Display aus den USA arbeitet nach dem Tintenfisch-Prinzip
Der Tintenfisch ist farbenblind, hat aber eine sensationell gute Art der Tarnung entwickelt. Selbst Hintergrund-Details bildet der Kopffüßler schemenhaft auf seinen Tentakeln ab. Wie macht Sepia officinalis das und was kann man damit in der Praxis anstellen?
John Rogers, Professor für Materialwissenschaften an der Universität von Illinois in Urbana-Champaign, ist begeistert von den Tarneigenschaften der Tintenfische. Nach dem biologischen Vorbild des Sepia officinalis arbeitet er an einem neuartigen Farbdisplay. „Die obere Schicht besteht aus einem künstlichen Farbstoff, der durch eine Temperaturerhöhung seine Farbe ändert, in unserem Fall von schwarz zu transparent“, erklärt Rogers. „Wir haben darin eine dichte Anordnung von Photodetektoren, und zwar einen Photodetektor pro Pixel. Diese Detektoren übernehmen die gleiche Aufgabe wie das lichtempfindliche Protein Opsin in der Haut der Tintenfische.“ Biologen gehen davon aus, dass das Opsin mit dafür verantwortlich ist, wie sich die Muskelfasern zusammenziehen, welche Farbe die Tintenfischhaut also annimmt.
Tintenfische nehmen Farben über die Haut wahr
Ein Doktorand der Bionik-Forschergruppe um Naomi Halas, Bob Zheng, wollte diese Farbwahrnehmung der Tintenfische über die Haut mit einem Gerät nachbilden. Dabei entstand eher zufällig der neue farbsehende Photodetektor. Dafür wurde auf einen Silizium-Photodetektor eine dünne Schicht Aluminium aufgebracht, über der sich noch eine sehr viel dünnere Oxid-Schicht befand.
Und dann geschah ein Farbwunder: Diese Nanokonstruktion ergibt ein sogenanntes Plasmonen-Spaltgitter. Plasmonen sind Elektronen-Oberflächenschwingungen, die auf bestimmte Lichtwellenlängen und damit Farben reagieren.

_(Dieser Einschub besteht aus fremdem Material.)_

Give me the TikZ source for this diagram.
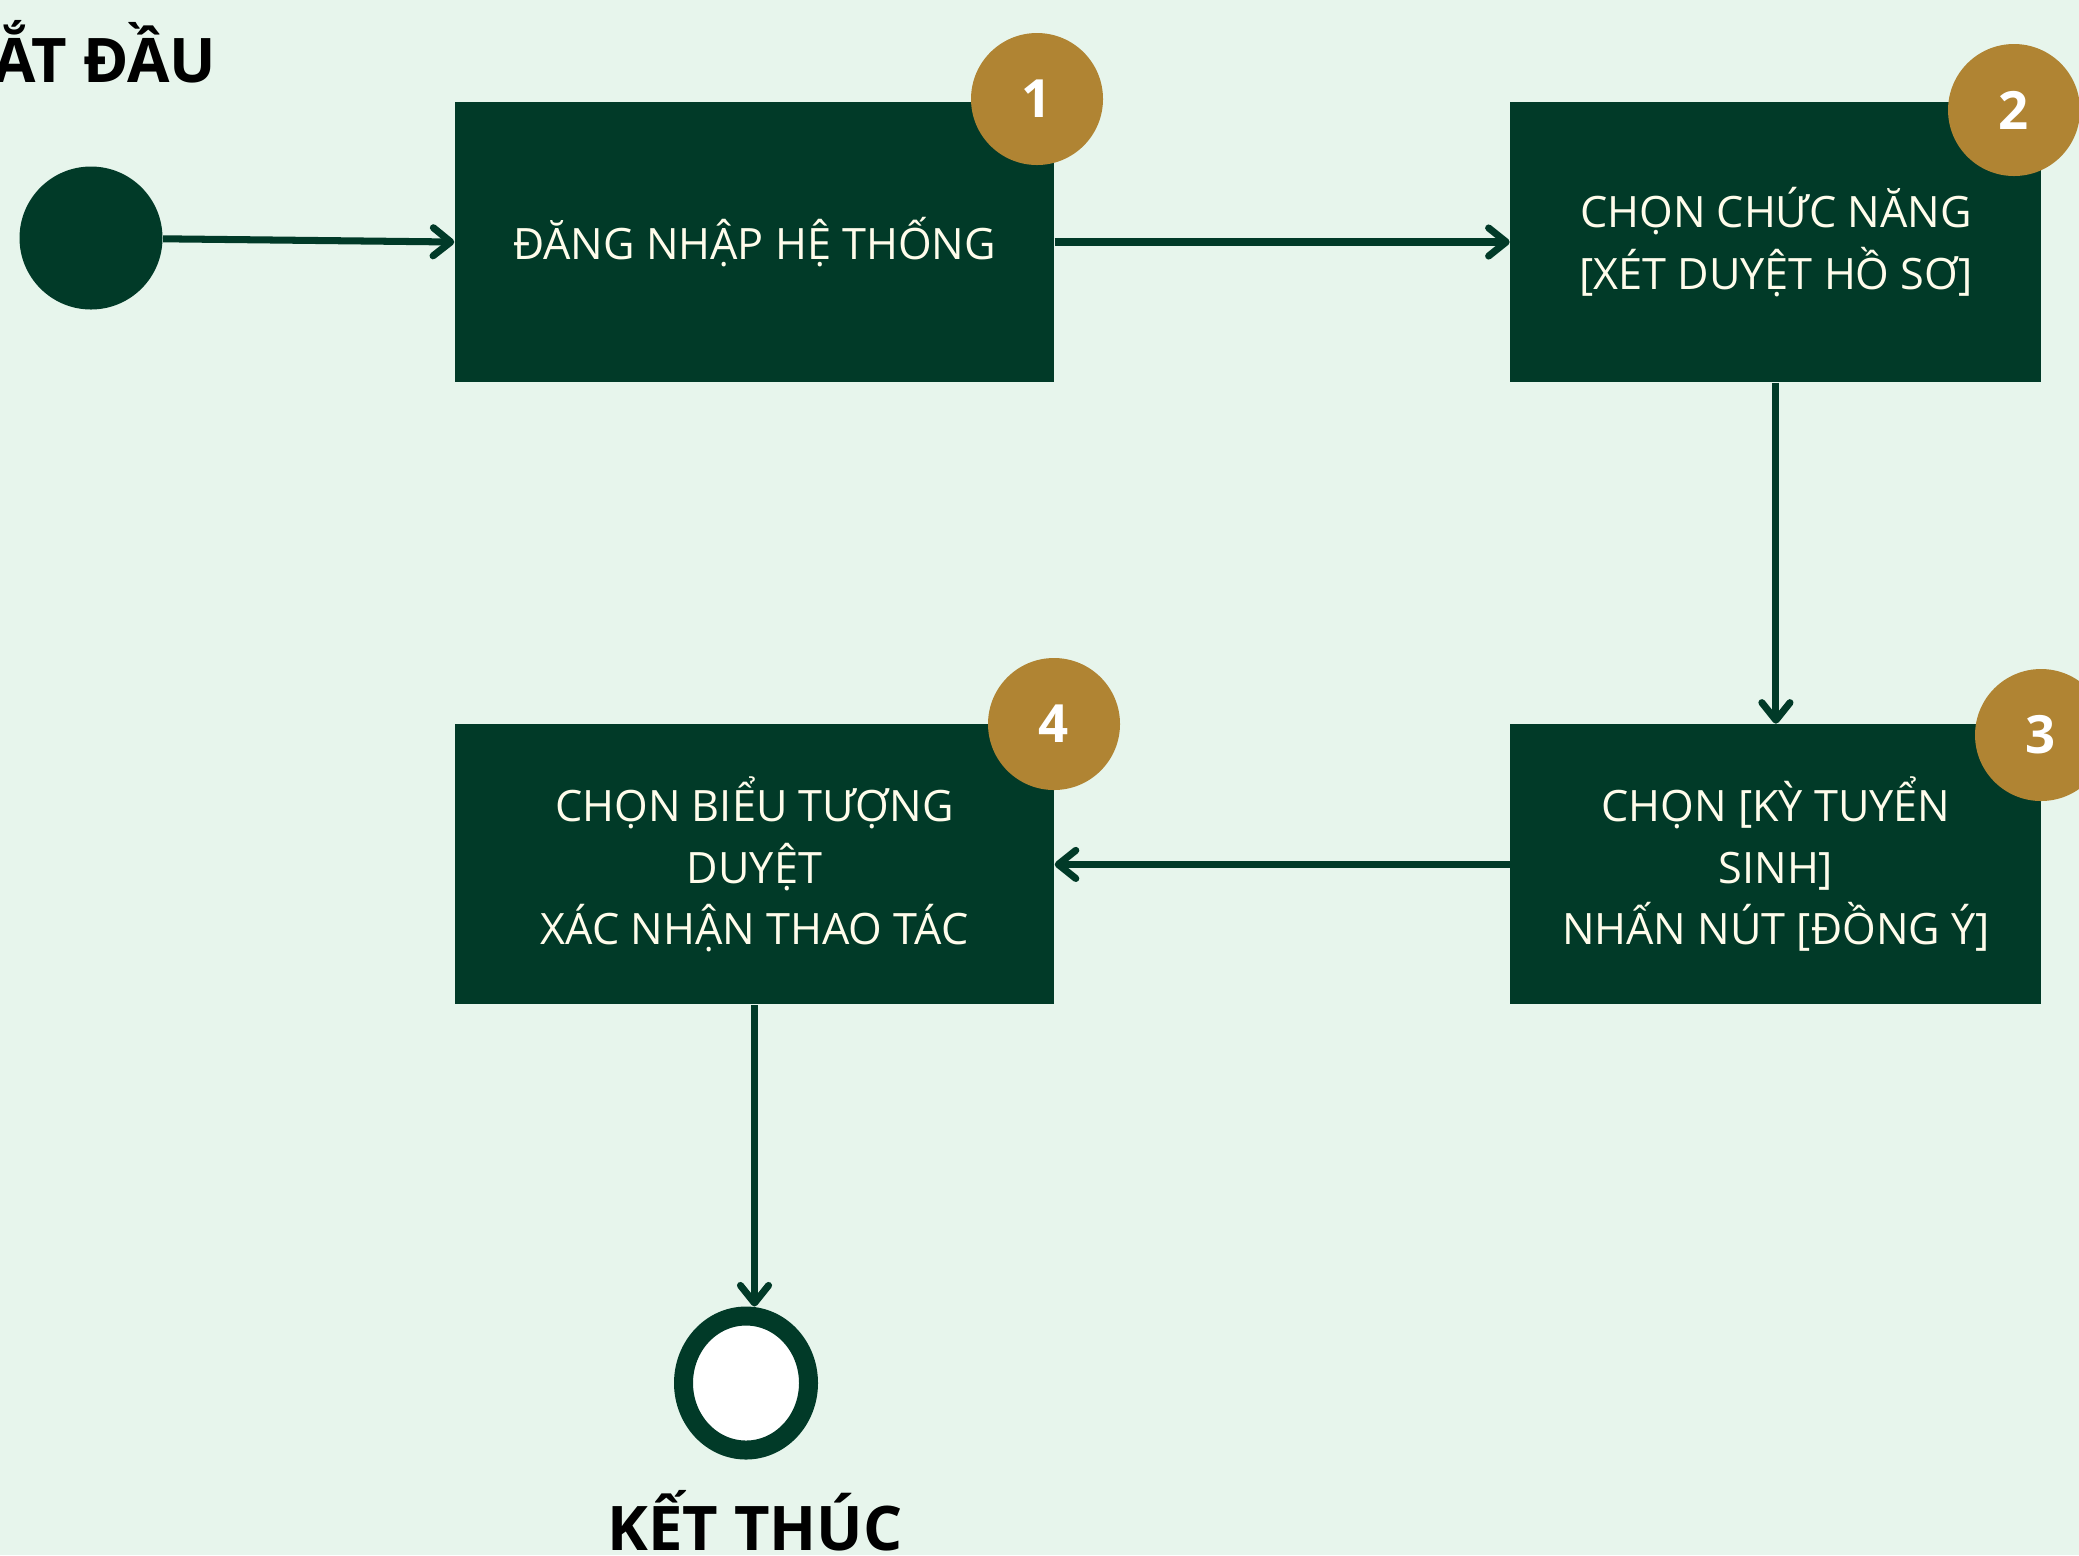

So integriert diese Neuentwicklung die Farberkennung direkt in den Photodetektor, sie ist somit wesentlich kompatibler und auch einfacher als bisherige Verfahren. „Sie entspricht auch eher dem, wie Lebewesen Farben sehen“, sagt Naomi Halas.
Auf externen Filter kann verzichtet werden
Denn dieser Detektor reagiert ganz ohne externe Filter auf das Sonnenlicht, welches die Spektralempfindlichkeit des menschlichen Auges nachempfindet. Die Zapfenrezeptoren auf der Netzhaut unterscheiden zwischen rotem, grünen und blauem Licht. Durch die additive Überlagerung dieser drei Grundfarben entsteht im Auge des Menschen dann ein echtfarbiges Bild der Umgebung.

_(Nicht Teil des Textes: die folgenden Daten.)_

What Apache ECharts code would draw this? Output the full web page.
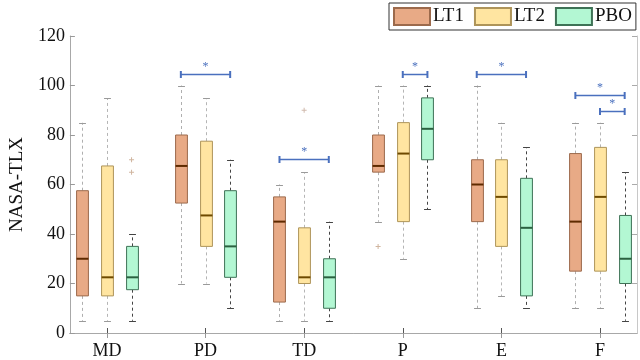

Der neue Detektor reagiert genauso, er erkennt ohne jeden Filter die Spektralfarben rot, grün und blau. Und hier trifft Forschung auf Anwendung. Denn das Prinzip der Elektronen-Oberflächenschwingungen kann im klassischen industriell gängigen CMOS-Fertigungsprozess in Silizium-Chips integriert werden. Gängige Photodetektoren, die Licht in Strom umwandeln, können selbst keine Farben erkennen. Es sind in der Regel nichtleitende (dielektrische) Filter oder Farbstoff-Farbfilter, die zum Einsatz kommen, um Farbaufnahmen auf den elektronischen Chips überhaupt möglich zu machen. Oft reagieren diese Filter aber ausgerechnet auf das Sonnenlicht, was der Farbtreue abträglich ist.
Der neuartige Sensor aber kann Farben quasi wie das menschliche Auge erkennen. Die Lichtfilterschlitze im Spaltgitter aus Aluminium sind etwa 100 Nanometer breit. Zudem kommt es zu physikalischen Effekten, die am Ende sogar noch einen zweiten Vorteil mit sich bringen. „Das Gitter fungiert gewissermaßen als seine eigene Linse“, so Zheng. Der neue Photodetektor sammelt also auch noch mehr Licht ein. Für bessere, für schärfere und vor allem für buntere Bilder.